Water scarcity is a pressing concern. Over 2 billion people lack safe drinking water, and climate change is lengthening droughts and disrupting rainfall. The atmosphere, rich with moisture, could be a vast source if we can tap it efficiently. A recent analysis in the journal Joule explores how atmospheric water harvesting (AWH) might shift from niche experiments to scalable infrastructure, says Tech Xplore.
The article breaks down two main techniques. Condensation systems cool air to its dew point and collect water droplets. Sorption systems use materials that adsorb water vapor, then release it when heated. The authors develop thermodynamic models to estimate the minimum energy needed for each approach across different climates and heat conditions. That gives a lower bound on what real devices must aim for.
Condensation works well in humid conditions, but as air dries, energy costs climb. Cooling entire air volumes becomes inefficient. Below a relative humidity of about 30%, a large chunk of energy goes into cooling (sensible heat) instead of condensing water. In arid regions, frost buildup further hurts performance. Sorption is less sensitive to dryness, so it retains better efficiency in harsh climates. But it depends heavily on good heat sources for regeneration and precise internal design to manage heat and mass flows.

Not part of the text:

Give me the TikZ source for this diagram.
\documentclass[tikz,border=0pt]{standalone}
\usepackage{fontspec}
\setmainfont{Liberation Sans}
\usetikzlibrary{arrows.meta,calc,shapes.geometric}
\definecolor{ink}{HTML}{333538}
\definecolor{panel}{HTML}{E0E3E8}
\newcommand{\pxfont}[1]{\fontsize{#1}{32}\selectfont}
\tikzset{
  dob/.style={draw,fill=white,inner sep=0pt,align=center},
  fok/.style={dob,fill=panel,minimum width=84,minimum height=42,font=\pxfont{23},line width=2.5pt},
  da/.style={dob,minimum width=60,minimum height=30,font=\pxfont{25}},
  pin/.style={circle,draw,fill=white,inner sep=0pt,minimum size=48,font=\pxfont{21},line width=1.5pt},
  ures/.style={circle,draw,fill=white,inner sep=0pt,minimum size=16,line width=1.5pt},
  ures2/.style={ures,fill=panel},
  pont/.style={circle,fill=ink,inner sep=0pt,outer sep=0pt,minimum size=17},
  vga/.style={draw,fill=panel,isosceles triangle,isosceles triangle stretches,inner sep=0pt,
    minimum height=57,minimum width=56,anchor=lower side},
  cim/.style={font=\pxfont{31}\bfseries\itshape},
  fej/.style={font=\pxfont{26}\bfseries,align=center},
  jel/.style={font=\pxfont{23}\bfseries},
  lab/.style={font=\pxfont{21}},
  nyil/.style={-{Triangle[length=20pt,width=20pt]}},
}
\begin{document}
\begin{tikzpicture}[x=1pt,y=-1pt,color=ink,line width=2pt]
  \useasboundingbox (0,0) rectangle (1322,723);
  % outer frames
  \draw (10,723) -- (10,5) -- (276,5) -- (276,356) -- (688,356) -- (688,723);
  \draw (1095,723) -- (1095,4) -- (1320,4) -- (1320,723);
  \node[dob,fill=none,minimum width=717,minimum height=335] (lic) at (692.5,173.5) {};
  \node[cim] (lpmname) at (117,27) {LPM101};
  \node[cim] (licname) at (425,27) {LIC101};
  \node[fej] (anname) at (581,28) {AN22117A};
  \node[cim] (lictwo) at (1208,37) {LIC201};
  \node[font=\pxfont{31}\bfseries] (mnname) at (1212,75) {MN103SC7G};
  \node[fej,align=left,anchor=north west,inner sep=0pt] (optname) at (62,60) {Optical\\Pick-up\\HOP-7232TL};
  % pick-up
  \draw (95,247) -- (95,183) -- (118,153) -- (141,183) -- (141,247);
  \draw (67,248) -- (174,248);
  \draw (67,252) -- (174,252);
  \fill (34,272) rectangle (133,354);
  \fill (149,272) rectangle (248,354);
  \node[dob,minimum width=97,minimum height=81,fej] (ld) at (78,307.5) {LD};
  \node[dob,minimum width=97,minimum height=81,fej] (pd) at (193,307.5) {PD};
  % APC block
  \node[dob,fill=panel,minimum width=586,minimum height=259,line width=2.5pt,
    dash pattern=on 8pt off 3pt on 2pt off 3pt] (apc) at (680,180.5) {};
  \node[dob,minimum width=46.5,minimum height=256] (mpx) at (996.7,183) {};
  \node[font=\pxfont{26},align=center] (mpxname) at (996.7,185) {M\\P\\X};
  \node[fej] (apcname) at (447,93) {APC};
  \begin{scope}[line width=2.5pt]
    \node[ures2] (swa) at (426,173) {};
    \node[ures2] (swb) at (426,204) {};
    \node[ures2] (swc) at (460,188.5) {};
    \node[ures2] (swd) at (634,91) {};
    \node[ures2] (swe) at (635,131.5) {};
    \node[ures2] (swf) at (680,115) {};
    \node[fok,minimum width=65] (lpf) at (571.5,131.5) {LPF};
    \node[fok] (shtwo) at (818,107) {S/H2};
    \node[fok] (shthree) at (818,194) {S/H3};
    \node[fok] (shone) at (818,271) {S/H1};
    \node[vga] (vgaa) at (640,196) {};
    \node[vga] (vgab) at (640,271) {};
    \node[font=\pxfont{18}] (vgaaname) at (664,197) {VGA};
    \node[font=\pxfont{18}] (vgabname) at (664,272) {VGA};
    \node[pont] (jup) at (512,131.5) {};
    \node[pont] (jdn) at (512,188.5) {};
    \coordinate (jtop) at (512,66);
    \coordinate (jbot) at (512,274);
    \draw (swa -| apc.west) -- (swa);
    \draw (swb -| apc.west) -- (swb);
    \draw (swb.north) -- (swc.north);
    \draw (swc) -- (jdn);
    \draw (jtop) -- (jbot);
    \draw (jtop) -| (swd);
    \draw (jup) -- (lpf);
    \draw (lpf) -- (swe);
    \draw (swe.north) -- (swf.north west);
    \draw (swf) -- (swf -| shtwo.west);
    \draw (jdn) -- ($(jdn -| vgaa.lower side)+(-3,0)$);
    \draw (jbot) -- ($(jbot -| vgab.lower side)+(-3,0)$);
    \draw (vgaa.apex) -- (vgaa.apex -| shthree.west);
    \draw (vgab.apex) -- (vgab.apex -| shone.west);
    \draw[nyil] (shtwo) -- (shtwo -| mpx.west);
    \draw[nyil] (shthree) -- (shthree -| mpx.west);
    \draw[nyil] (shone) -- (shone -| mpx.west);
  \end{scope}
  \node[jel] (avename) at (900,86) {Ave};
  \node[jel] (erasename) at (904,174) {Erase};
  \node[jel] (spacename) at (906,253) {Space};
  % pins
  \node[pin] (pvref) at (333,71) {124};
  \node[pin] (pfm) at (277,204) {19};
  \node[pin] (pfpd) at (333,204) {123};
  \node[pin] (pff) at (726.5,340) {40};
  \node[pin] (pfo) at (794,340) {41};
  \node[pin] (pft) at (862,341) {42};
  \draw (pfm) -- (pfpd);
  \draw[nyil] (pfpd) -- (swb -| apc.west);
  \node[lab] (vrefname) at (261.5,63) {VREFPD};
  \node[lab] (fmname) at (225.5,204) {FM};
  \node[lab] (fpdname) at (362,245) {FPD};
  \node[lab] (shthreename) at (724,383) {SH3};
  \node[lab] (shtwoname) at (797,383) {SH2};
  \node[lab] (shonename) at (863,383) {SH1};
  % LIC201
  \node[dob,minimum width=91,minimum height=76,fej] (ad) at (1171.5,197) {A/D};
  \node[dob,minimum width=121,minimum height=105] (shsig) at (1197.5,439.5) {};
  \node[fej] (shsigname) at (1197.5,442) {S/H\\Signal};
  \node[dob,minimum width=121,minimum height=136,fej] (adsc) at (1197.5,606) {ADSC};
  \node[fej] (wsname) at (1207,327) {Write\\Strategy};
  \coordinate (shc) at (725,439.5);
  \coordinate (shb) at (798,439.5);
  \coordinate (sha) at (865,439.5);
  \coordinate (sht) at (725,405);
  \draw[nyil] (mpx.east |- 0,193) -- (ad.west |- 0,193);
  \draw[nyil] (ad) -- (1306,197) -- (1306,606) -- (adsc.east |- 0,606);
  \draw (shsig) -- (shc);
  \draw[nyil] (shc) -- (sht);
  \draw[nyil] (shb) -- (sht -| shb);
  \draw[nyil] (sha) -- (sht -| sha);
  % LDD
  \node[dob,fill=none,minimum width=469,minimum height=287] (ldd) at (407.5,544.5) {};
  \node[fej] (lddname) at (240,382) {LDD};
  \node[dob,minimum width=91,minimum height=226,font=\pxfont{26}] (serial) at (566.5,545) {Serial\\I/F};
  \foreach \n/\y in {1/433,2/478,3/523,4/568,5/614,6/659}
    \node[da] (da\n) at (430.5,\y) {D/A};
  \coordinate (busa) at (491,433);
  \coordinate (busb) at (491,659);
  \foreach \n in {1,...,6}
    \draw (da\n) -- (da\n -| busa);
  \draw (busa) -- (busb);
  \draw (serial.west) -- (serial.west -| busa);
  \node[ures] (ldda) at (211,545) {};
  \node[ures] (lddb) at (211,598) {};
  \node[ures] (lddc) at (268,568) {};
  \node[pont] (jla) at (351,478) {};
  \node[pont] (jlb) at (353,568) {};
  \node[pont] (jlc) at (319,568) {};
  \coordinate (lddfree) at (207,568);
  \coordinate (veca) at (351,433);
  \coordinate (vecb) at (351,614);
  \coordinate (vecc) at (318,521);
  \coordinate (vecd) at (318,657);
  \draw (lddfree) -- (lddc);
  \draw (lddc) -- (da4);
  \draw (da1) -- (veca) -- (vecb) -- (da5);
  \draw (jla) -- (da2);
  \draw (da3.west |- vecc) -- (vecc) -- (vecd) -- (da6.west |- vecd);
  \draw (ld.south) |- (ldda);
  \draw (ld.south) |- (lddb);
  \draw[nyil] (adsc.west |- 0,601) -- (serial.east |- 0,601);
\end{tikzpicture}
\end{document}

The authors surveyed over 100 companies working on AWH. Condensation devices dominate today, some claim >1,000 L/day output, but their actual energy use often sits well above theoretical limits, due to inefficiencies, heat losses, and mismatches in component design. Sorption systems are earlier in development; many produce under 10 L/day and lack standard energy accounting.
To bridge the lab and market, the authors propose a unified platform built around a heat pump. The cold side would feed condensation or boost adsorption; the hot side would support desorption. A four-way valve could alternate adsorption/regeneration beds for near-continuous operation. Integrating multistage heat pumps, recovering condensation heat, and tailoring design to climate and customer can push performance toward physical limits.
Economics and use cases are key. The analysis compares distributed AWH to water trucking, showing that as distance grows, AWH becomes more competitive. Ideal initial applications include emergency response, mobile supply, urban or rooftop systems, and supplements to desalination in coastal zones. The authors urge that success depends on designing for specific climates, customers, and energy sources, not scaling one model universally. If aligned properly, AWH could evolve into dependable infrastructure rather than laboratory curiosities.